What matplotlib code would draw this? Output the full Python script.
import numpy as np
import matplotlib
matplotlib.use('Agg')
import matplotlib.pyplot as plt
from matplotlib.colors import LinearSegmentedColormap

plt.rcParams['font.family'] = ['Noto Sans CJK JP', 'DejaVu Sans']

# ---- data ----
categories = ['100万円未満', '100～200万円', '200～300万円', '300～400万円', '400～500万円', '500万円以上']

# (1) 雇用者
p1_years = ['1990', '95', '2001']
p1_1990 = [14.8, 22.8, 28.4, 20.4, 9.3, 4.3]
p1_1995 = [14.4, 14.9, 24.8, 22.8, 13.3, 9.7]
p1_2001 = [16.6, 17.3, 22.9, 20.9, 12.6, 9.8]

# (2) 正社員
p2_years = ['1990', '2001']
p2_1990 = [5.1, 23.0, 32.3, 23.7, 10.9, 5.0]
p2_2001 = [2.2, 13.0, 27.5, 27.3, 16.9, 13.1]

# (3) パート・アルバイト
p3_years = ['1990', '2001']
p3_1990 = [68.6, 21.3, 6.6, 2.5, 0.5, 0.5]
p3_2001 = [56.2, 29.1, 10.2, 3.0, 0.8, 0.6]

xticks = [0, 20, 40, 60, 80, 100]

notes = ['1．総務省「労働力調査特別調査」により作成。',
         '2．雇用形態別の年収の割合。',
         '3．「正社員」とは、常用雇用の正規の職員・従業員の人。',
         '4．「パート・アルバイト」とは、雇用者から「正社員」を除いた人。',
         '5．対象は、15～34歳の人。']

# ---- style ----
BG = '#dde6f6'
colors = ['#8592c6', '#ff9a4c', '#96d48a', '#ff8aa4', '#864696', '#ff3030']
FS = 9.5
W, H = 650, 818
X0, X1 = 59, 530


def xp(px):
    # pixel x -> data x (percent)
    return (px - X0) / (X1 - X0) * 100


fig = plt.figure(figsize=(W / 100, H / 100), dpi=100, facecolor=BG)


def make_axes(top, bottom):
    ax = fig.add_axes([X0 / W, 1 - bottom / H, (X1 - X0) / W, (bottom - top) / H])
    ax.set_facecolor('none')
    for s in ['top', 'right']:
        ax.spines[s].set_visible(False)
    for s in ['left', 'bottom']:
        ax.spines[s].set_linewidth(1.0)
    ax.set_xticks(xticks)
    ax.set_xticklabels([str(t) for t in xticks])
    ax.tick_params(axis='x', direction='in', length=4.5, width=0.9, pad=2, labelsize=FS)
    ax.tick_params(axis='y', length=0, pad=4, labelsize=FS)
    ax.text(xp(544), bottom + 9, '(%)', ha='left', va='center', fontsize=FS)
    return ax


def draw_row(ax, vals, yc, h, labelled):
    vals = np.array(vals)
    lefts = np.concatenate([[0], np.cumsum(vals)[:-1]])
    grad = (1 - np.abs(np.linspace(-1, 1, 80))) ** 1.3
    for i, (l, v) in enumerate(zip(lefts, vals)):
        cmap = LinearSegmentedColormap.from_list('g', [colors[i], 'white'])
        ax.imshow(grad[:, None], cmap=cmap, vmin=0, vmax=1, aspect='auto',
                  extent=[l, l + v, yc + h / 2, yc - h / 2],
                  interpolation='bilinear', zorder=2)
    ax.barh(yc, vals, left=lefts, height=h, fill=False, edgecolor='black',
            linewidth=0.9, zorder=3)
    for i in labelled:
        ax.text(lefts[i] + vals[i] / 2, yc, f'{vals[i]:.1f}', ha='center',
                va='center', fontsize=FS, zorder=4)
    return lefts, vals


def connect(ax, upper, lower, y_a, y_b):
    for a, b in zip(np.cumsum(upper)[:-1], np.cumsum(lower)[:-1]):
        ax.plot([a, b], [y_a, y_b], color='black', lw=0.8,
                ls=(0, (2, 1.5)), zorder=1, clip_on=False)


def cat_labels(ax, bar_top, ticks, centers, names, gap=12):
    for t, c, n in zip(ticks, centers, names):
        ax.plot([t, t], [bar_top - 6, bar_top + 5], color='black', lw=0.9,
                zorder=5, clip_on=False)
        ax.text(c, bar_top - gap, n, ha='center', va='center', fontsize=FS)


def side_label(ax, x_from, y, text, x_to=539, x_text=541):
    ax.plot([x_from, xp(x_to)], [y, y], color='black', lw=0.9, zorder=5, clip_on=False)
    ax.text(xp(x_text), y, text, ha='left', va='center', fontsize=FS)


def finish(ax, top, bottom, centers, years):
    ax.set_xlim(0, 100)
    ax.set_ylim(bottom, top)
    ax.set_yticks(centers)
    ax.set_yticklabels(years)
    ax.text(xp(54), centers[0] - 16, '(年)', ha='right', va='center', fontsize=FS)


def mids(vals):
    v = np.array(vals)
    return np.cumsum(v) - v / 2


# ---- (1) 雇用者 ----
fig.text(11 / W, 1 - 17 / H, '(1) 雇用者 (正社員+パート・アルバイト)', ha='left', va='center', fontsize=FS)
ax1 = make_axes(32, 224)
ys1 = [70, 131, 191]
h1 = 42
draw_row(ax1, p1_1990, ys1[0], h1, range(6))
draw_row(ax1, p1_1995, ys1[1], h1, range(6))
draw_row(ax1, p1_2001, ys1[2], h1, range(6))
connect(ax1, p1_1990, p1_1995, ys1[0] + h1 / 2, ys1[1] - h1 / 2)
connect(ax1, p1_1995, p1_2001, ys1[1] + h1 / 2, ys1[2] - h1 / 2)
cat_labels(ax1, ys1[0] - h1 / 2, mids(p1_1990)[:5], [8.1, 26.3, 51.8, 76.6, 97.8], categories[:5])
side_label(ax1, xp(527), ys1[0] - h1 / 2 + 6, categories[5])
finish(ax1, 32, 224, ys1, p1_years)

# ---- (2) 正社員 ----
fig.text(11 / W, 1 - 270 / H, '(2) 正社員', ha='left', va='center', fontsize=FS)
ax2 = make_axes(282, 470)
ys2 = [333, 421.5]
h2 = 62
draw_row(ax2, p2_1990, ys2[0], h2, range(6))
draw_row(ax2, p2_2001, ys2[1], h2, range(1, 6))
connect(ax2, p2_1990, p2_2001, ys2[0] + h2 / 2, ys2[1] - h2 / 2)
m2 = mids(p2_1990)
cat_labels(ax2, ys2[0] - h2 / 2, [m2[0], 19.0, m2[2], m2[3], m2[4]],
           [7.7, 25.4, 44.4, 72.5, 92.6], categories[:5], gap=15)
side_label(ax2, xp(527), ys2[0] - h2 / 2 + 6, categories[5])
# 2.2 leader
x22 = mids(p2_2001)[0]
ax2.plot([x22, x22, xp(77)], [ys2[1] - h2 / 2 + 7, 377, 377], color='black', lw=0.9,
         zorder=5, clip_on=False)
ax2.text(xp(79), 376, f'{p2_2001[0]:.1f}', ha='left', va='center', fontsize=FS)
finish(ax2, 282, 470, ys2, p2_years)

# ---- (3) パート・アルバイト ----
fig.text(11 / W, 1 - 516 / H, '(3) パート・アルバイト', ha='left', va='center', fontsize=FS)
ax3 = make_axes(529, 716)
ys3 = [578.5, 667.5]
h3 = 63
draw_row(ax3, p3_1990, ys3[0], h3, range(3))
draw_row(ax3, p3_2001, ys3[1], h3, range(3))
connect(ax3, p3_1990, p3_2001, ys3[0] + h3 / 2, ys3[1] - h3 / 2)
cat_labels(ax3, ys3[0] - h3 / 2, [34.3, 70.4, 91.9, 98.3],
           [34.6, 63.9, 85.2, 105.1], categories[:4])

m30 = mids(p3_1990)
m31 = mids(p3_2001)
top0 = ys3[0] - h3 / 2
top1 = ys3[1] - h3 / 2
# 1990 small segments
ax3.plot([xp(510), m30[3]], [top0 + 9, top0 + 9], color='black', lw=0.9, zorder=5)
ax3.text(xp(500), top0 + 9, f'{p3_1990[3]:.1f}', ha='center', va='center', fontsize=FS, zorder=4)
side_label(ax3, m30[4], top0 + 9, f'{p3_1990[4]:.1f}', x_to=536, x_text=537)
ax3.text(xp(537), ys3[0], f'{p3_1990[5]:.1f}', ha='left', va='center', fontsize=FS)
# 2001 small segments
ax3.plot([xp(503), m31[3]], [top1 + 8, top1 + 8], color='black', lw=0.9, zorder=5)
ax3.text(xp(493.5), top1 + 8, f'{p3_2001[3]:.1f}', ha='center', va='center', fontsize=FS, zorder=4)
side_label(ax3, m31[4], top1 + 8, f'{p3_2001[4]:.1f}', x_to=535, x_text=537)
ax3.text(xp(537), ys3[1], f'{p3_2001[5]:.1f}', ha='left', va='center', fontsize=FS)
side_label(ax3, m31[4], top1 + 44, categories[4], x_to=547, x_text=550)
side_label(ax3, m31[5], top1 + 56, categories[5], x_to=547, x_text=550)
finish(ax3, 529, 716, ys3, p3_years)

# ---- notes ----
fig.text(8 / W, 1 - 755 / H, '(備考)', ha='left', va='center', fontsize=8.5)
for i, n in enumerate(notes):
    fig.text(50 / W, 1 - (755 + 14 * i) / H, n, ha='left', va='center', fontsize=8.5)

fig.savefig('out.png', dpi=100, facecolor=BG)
○ ○ ○ ○ ○ ○ ○
### Exercise
Print, please, the lines above from the very first through the one that holds "fig = plt.figure(figsize=(W", both included, word for word and with nothing else.

### Task response
What matplotlib code would draw this? Output the full Python script.
import numpy as np
import matplotlib
matplotlib.use('Agg')
import matplotlib.pyplot as plt
from matplotlib.colors import LinearSegmentedColormap

plt.rcParams['font.family'] = ['Noto Sans CJK JP', 'DejaVu Sans']

# ---- data ----
categories = ['100万円未満', '100～200万円', '200～300万円', '300～400万円', '400～500万円', '500万円以上']

# (1) 雇用者
p1_years = ['1990', '95', '2001']
p1_1990 = [14.8, 22.8, 28.4, 20.4, 9.3, 4.3]
p1_1995 = [14.4, 14.9, 24.8, 22.8, 13.3, 9.7]
p1_2001 = [16.6, 17.3, 22.9, 20.9, 12.6, 9.8]

# (2) 正社員
p2_years = ['1990', '2001']
p2_1990 = [5.1, 23.0, 32.3, 23.7, 10.9, 5.0]
p2_2001 = [2.2, 13.0, 27.5, 27.3, 16.9, 13.1]

# (3) パート・アルバイト
p3_years = ['1990', '2001']
p3_1990 = [68.6, 21.3, 6.6, 2.5, 0.5, 0.5]
p3_2001 = [56.2, 29.1, 10.2, 3.0, 0.8, 0.6]

xticks = [0, 20, 40, 60, 80, 100]

notes = ['1．総務省「労働力調査特別調査」により作成。',
         '2．雇用形態別の年収の割合。',
         '3．「正社員」とは、常用雇用の正規の職員・従業員の人。',
         '4．「パート・アルバイト」とは、雇用者から「正社員」を除いた人。',
         '5．対象は、15～34歳の人。']

# ---- style ----
BG = '#dde6f6'
colors = ['#8592c6', '#ff9a4c', '#96d48a', '#ff8aa4', '#864696', '#ff3030']
FS = 9.5
W, H = 650, 818
X0, X1 = 59, 530


def xp(px):
    # pixel x -> data x (percent)
    return (px - X0) / (X1 - X0) * 100


fig = plt.figure(figsize=(W / 100, H / 100), dpi=100, facecolor=BG)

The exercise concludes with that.